Disclaimer here: I was not able to use the entire dataset, so I used as much as I could in order to build an okay model (mae below 50 on the training set)

DATASET:
The dataset includes 10000 overhead pictures of Accra that each are 480x480 pixels. These pictures are labeled *.jpeg, where * is a number between 1 and 10000 corresponding to each of the 10000 pictures in the dataset. Another csv contains the population in each image. The goal of this project (the model), is to build and train a model that can accurately be given an image and then predict the population in that image based on the features present in that test image. The dataset was split into 9000 training images and 1000 testing images. For this task, since we are dealing with image recognition, the CNN should be expected to perform better than the DNN.

BUILDING THE MODEL:
I built two models: a DNN and a CNN. The DNN was designed with a Flatten layer followed by three layers with 128, 64 and 1 neurons per layer respectively. The DNN was compiled with the RMSprop optimizer, the MSE loss function and measured both the MAE and MSE (MAE^2). I trained the DNN with 1000 images in the training set and 1000 images in the testing set. I used 25 epochs with 100 steps per epoch and a batch size of 10.

The CNN was built off the DNN by adding 3 additional convolutional plus max pooling layers. The convolutions doubled with each layer, with 16, 32 and 64 convolutions per layer respectively. The CNN was compiled with the RMSprop optimizer, the MSE loss function and measured both the MAE and MSE (MAE^2). I trained the CNN with 250 images in the training set and 1000 images in the testing set. I used 25 epochs with 10 steps per epoch and a batch size of 25.

RESULTS:
I was unable to produce a graph however I will include my data results here. A cursory inspection returns the expected, both the DNN and the CNN model did very well with the training data it was given (last epoch 14.4495 and 14.0713 respectively). I noticed that the CNN gives a slightly lower MAE than the DNN model, however, it took about 4 times longer to train (about 34s compared to 130s respectively). However, the difference between the DNN and CNN comes with the testing set, which incorporated all 1000 testing images. The DNN scored an amazing 625 MAE on the testing set compared to its training set MAE with 14.4495. The CNN scored an 13.1401 MAE compared to its training set MAE with 14.0713. The DNN was overfit beyond compare while the CNN was only slightly underfit.

SOME PROBLEMS AND SOLUTIONS:
As stated in the disclaimer, I was unable to fully encorporate the entire 10000 image dataset. At one point, I was able to incorporate about 4700 images in the training set and 1000 images into the testing set into my DNN. The results were about 21 on the MAE on the training set and 86 on the testing set. The DNN used the same model and instead used 50 epochs with 47 steps per epoch with a batch size of 100. This model was the most successful DNN model compared to the other DNN model.

In order to improve these models, I would first like to be able to incorporate the entire 10000 image set.
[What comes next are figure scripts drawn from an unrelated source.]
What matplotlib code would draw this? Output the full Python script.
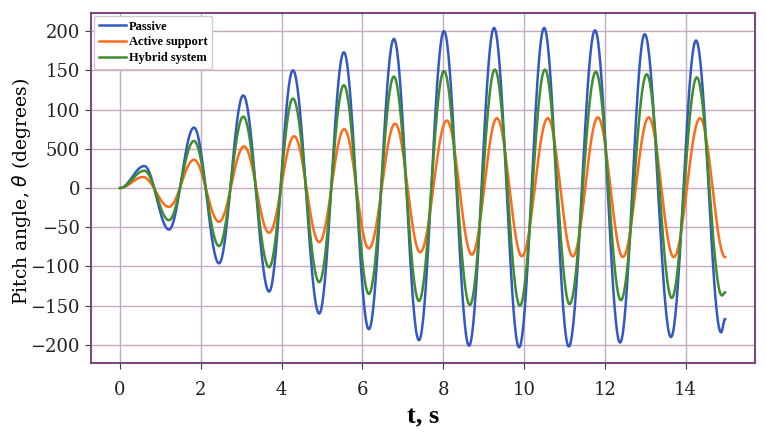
import numpy as np
import matplotlib
matplotlib.use('Agg')
import matplotlib.pyplot as plt

# extrema (time in s, angle)
t_passive = [0.0, 0.60, 1.21, 1.83, 2.45, 3.05, 3.69, 4.28, 4.93, 5.54, 6.16, 6.78, 7.40,
             8.02, 8.64, 9.26, 9.88, 10.50, 11.11, 11.76, 12.38, 12.99, 13.64, 14.26, 14.88, 14.98]
passive = [0, 28, -53, 77, -96, 118, -132, 150, -160, 173, -180, 190, -194,
           200, -201, 204, -203, 204, -202, 201, -197, 196, -190, 188, -184, -167]

t_active = [0.0, 0.57, 1.21, 1.83, 2.45, 3.07, 3.69, 4.31, 4.93, 5.55, 6.16, 6.81, 7.43,
            8.09, 8.71, 9.33, 9.95, 10.59, 11.21, 11.83, 12.45, 13.09, 13.71, 14.36, 14.98]
active = [0, 14, -24, 36, -43, 53, -57, 66, -69, 75, -77, 82, -82,
          86, -85, 89, -87, 89, -87, 90, -88, 90, -88, 89, -88]

t_hybrid = [0.0, 0.60, 1.21, 1.83, 2.45, 3.05, 3.69, 4.28, 4.93, 5.54, 6.16, 6.78, 7.40,
            8.02, 8.66, 9.28, 9.90, 10.52, 11.13, 11.78, 12.40, 13.04, 13.66, 14.28, 14.90, 14.98]
hybrid = [0, 22, -41, 60, -74, 91, -101, 114, -120, 131, -135, 142, -144,
          149, -149, 151, -150, 151, -148, 148, -143, 145, -140, 141, -137, -133]

yticks = [200, 150, 100, 50, 0, -50, -100, -150, -200]
ytick_labels = ['200', '150', '100', '500', '0', '\u221250', '\u2212100', '\u2212150', '\u2212200']


def smooth(tp, vp, n=40):
    # half cosine between consecutive extrema
    ts, vs = [], []
    for i in range(len(tp) - 1):
        s = np.linspace(0, 1, n, endpoint=False)
        w = (1 - np.cos(np.pi * s)) / 2
        ts.append(tp[i] + (tp[i + 1] - tp[i]) * s)
        vs.append(vp[i] + (vp[i + 1] - vp[i]) * w)
    ts.append([tp[-1]])
    vs.append([vp[-1]])
    return np.concatenate(ts), np.concatenate(vs)


fig = plt.figure(figsize=(7.66, 4.34), dpi=100)
ax = fig.add_axes([0.1188, 0.1636, 0.8668, 0.8064])

for tp, vp, c, lab in [(t_passive, passive, '#3358c4', 'Passive'),
                       (t_active, active, '#ff6a1c', 'Active support'),
                       (t_hybrid, hybrid, '#3e8f2c', 'Hybrid system')]:
    x, y = smooth(tp, vp)
    ax.plot(x, y, color=c, lw=1.8, label=lab)

ax.set_xlim(-0.72, 15.72)
ax.set_ylim(-223, 223)
ax.set_xticks(range(0, 15, 2))
ax.set_yticks(yticks)
ax.set_yticklabels(ytick_labels)
ax.grid(True, color='#c4a9c0', lw=1.0)
ax.set_axisbelow(True)
for sp in ax.spines.values():
    sp.set_color('#7b4a7b')
    sp.set_linewidth(1.5)
ax.tick_params(direction='out', length=4, color='#4a3040', labelsize=13)
ax.tick_params(axis='x', pad=9)
ax.tick_params(axis='y', pad=4)
for lbl in ax.get_xticklabels() + ax.get_yticklabels():
    lbl.set_family('DejaVu Serif')
    lbl.set_color('#222222')

ax.set_xlabel('t, s', fontsize=19, fontweight='bold', family='Liberation Serif')
ax.xaxis.set_label_coords(0.5, -0.12)
ax.set_ylabel(r'Pitch angle, $\theta$ (degrees)', fontsize=13.5, family='DejaVu Serif')
ax.yaxis.set_label_coords(-0.088, 0.49)

leg = ax.legend(loc='upper left', prop={'family': 'Liberation Serif', 'weight': 'bold', 'size': 9},
                handlelength=2.2, handletextpad=0.2, borderaxespad=0.2, labelspacing=0.3,
                fancybox=True, framealpha=1, edgecolor='#cccccc')

fig.savefig('out.png', dpi=100)
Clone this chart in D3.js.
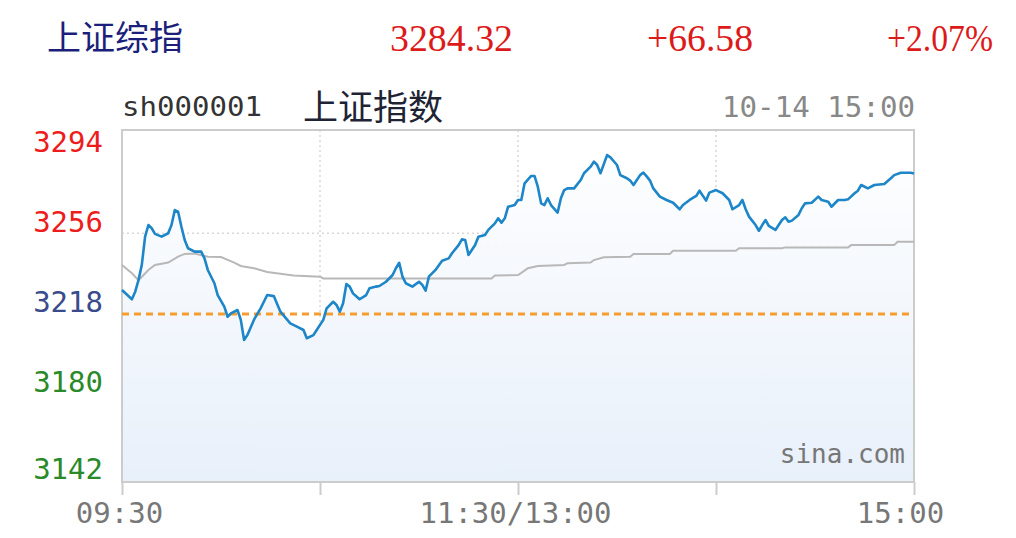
<!DOCTYPE html>
<html><head><meta charset="utf-8">
<script src="https://cdn.jsdelivr.net/npm/d3@7/dist/d3.min.js"></script>
<style>html,body{margin:0;padding:0;background:#fff;}svg{display:block;}</style>
</head><body>
<svg id="chart" width="1016" height="538"></svg>
<script>
// ---- header values ----
const indexName = "上证综指";
const lastPrice = "3284.32";
const change = "+66.58";
const changePct = "+2.07%";
const code = "sh000001";
const chartTitle = "上证指数";
const stamp = "10-14 15:00";
const prevClose = 3217.74;

// ---- axes ----
const yTicks = [3294, 3256, 3218, 3180, 3142];
const yTickColors = ["#ee1c1c", "#ee1c1c", "#3a4b8c", "#2a8a2a", "#2a8a2a"];
const xTickMinutes = [0, 60, 120, 180, 240];
const xTickLabels = ["09:30", "", "11:30/13:00", "", "15:00"];
const gridValues = [3256, 3180];

// ---- price series (trading minute from 09:30, index) ----
const priceMinutes = [0,3,4,5,6,7,8,9,10,12,14,15,16,17,18,19,20,22,24,25,26,28,29,31,32,33,35,36,37,38,40,42,44,46,48,51,53,55,56,58,59,61,62,64,65,66,67,68,69,70,72,74,75,77,78,80,82,83,84,85,86,88,90,91,92,93,95,97,99,100,102,103,104,105,107,108,110,111,113,114,115,116,117,119,120,121,122,124,125,126,127,128,129,130,132,133,134,135,137,139,140,142,143,144,145,147,148,150,151,153,154,155,157,158,159,160,161,163,165,167,169,170,172,174,175,177,178,180,182,184,185,187,188,189,190,192,193,194,195,196,198,199,200,201,202,203,205,206,207,209,211,212,214,215,217,219,220,222,223,224,226,228,231,233,234,236,239,240];
const priceValues = [3229.1,3224.7,3228.3,3233.8,3241.0,3254.4,3259.9,3258.4,3255.7,3254.4,3256.0,3259.9,3267.0,3266.2,3259.1,3252.8,3248.9,3247.3,3247.3,3244.1,3238.6,3232.3,3226.7,3221.2,3216.4,3218.0,3219.6,3214.9,3205.4,3207.7,3215.0,3220.4,3226.7,3226.2,3218.8,3213.3,3211.7,3210.1,3206.2,3207.7,3210.1,3214.9,3220.4,3223.5,3222.0,3218.8,3222.8,3231.9,3230.7,3227.5,3224.7,3226.7,3229.9,3230.7,3231.0,3233.0,3236.2,3239.4,3242.0,3235.4,3232.3,3230.7,3233.0,3231.5,3228.8,3235.4,3238.6,3243.0,3244.1,3246.5,3250.4,3253.1,3252.8,3245.7,3250.4,3254.4,3255.2,3257.6,3260.7,3263.1,3261.0,3263.1,3268.6,3269.4,3271.8,3271.8,3279.7,3283.2,3283.2,3278.1,3270.2,3269.4,3272.6,3269.4,3265.8,3272.6,3276.5,3277.3,3277.3,3281.3,3284.5,3287.6,3290.0,3288.4,3284.5,3293.1,3292.0,3288.4,3283.6,3282.1,3281.0,3278.9,3283.6,3284.8,3283.0,3281.0,3277.3,3273.4,3271.8,3270.5,3267.4,3269.4,3271.8,3273.7,3276.2,3271.5,3275.3,3276.5,3275.0,3271.8,3267.4,3269.4,3271.8,3267.4,3263.9,3259.9,3257.2,3259.9,3262.3,3259.5,3257.6,3259.9,3262.3,3263.6,3261.5,3262.0,3264.7,3267.9,3270.2,3270.5,3273.4,3271.8,3271.0,3268.6,3271.8,3271.8,3272.1,3275.0,3276.2,3278.9,3277.3,3278.9,3279.4,3282.1,3283.6,3284.7,3284.7,3284.32];

// ---- average price series ----
const avgMinutes = [0,3,5,8,10,14,17,19,22,26,30,34,36,40,44,52,60,61,112,113,120,121,123,126,134,135,142,143,146,154,155,166,167,186,187,200,201,220,221,234,235,240];
const avgValues = [3241.0,3237.0,3233.7,3238.6,3241.0,3242.1,3244.9,3246.2,3246.4,3244.9,3244.7,3242.1,3240.5,3239.4,3237.6,3236.0,3235.4,3234.6,3234.6,3236.0,3236.2,3237.2,3239.4,3240.5,3241.0,3241.8,3242.1,3243.3,3244.6,3244.9,3246.2,3246.2,3247.7,3247.7,3248.9,3248.9,3249.3,3249.3,3250.4,3250.4,3252.0,3252.0];

// ---- layout ----
const L = 122, R = 914, T = 130, B = 482;
const svg = d3.select("#chart");
const x = d3.scaleLinear().domain([0, 240]).range([L, R]);
const y = d3.scaleLinear().domain([3138, 3305]).range([B, T]);

const mono = "'DejaVu Sans Mono', 'Liberation Mono', monospace";
const cjk = "'Noto Sans CJK SC', 'Noto Sans', sans-serif";
const serif = "'Liberation Serif', 'DejaVu Serif', serif";

// header
svg.append("text").attr("x", 47).attr("y", 50).attr("fill", "#1b1f7a")
  .style("font-family", cjk).style("font-size", "34px").text(indexName);
[[lastPrice, 390, 123], [change, 647, 106], [changePct, 887, 106]].forEach(([t, px, w]) => {
  svg.append("text").attr("x", px).attr("y", 51).attr("fill", "#dd1a1a")
    .attr("textLength", w).attr("lengthAdjust", "spacingAndGlyphs")
    .style("font-family", serif).style("font-size", "38px").text(t);
});

// chart title row
svg.append("text").attr("x", 122).attr("y", 116).attr("fill", "#333")
  .attr("textLength", 140).attr("lengthAdjust", "spacingAndGlyphs")
  .style("font-family", mono).style("font-size", "27px").text(code);
svg.append("text").attr("x", 303).attr("y", 120).attr("fill", "#1e2433")
  .style("font-family", cjk).style("font-size", "35px").text(chartTitle);
svg.append("text").attr("x", 915).attr("y", 117).attr("fill", "#888").attr("text-anchor", "end")
  .attr("textLength", 193).attr("lengthAdjust", "spacingAndGlyphs")
  .style("font-family", mono).style("font-size", "28px").text(stamp);

// gradient
const defs = svg.append("defs");
const grad = defs.append("linearGradient").attr("id", "fillGrad")
  .attr("gradientUnits", "userSpaceOnUse").attr("x1", 0).attr("x2", 0).attr("y1", T).attr("y2", B);
grad.append("stop").attr("offset", "0%").attr("stop-color", "#ffffff");
grad.append("stop").attr("offset", "100%").attr("stop-color", "#e8f0fa");

// grid lines
const grid = svg.append("g").attr("stroke", "#d8d8d8").attr("stroke-width", 1.5).attr("stroke-dasharray", "2,3");
gridValues.forEach(v => grid.append("line").attr("x1", L).attr("x2", R).attr("y1", y(v)).attr("y2", y(v)));
xTickMinutes.slice(1, -1).forEach(m => grid.append("line").attr("x1", x(m)).attr("x2", x(m)).attr("y1", T).attr("y2", B));

// area under price
const price = priceMinutes.map((m, i) => ({m, v: priceValues[i]}));
const avg = avgMinutes.map((m, i) => ({m, v: avgValues[i]}));
svg.append("path").datum(price).attr("fill", "url(#fillGrad)")
  .attr("d", d3.area().x(d => x(d.m)).y0(B).y1(d => y(d.v)));

// frame
svg.append("rect").attr("x", L).attr("y", T).attr("width", R - L).attr("height", B - T)
  .attr("fill", "none").attr("stroke", "#cccccc").attr("stroke-width", 2);

// x axis ticks and labels
const xAxis = d3.axisBottom(x).tickValues(xTickMinutes).tickSize(13).tickFormat((d, i) => xTickLabels[i]);
const gx = svg.append("g").attr("transform", `translate(0,${B})`).call(xAxis);
gx.select(".domain").remove();
gx.selectAll(".tick line").attr("stroke", "#cccccc").attr("stroke-width", 2);
const xLabelShift = [-3, 0, -3, 0, -14];
gx.selectAll(".tick text").attr("y", 0).attr("dy", 41)
  .attr("dx", (d, i) => xLabelShift[i])
  .attr("fill", "#777").style("font-family", mono).style("font-size", "29px");

// prev close dashed line
svg.append("line").attr("x1", L).attr("x2", R).attr("y1", y(prevClose)).attr("y2", y(prevClose))
  .attr("stroke", "#f59d2e").attr("stroke-width", 3).attr("stroke-dasharray", "7,5");

// average line
svg.append("path").datum(avg).attr("fill", "none").attr("stroke", "#b8b8b8").attr("stroke-width", 2)
  .attr("d", d3.line().x(d => x(d.m)).y(d => y(d.v)));

// price line
svg.append("path").datum(price).attr("fill", "none").attr("stroke", "#1d86c9").attr("stroke-width", 2.6)
  .attr("stroke-linejoin", "round")
  .attr("d", d3.line().x(d => x(d.m)).y(d => y(d.v)));

// y labels
const gy = svg.append("g");
yTicks.forEach((v, i) => {
  const base = i === yTicks.length - 1 ? B - 3.5 : y(v) - 1.5;
  gy.append("text").attr("x", 103).attr("y", base).attr("text-anchor", "end")
    .attr("fill", yTickColors[i]).style("font-family", mono).style("font-size", "29px").text(v);
});

// watermark
svg.append("text").attr("x", 905).attr("y", 463).attr("text-anchor", "end").attr("fill", "#777")
  .style("font-family", mono).style("font-size", "26px").text("sina.com");
</script>
</body></html>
For the DNN, I would like to use a 100/90 split between the steps per epoch and batch size. I have noticed that leaning too heavily into either steps per epoch or batch size result in wild MAE fluctuations (for example, one epoch I had 22 MAE suddenly jump to 9000 on the next epoch). Based on these observations, I noticed that increasing the steps per epoch seem to give the model greater stability in its training stage, so I decided to use a 100/90 split instead of a 90/100 split. I believe that the model was slightly overfit, so I would maybe try training the model for less epochs (around 30).

For the CNN, I would incorporate the same 100/90 split between the steps per epoch and batch size. Howver, I noticed surprisingly that the model was actually underfitting. However, it seems that the MAE has already been fluctuating about epoch 12 at around 11 MAE. I would maybe add one more Dense layer with 64 neurons. I believe that the model being underfit while having a fluctuating MAE that is an indication of overfitting could mean that the model is not strong enough to encapsulate all the features inherent in this data set. I would probably play around with the epochs to see if anything changes.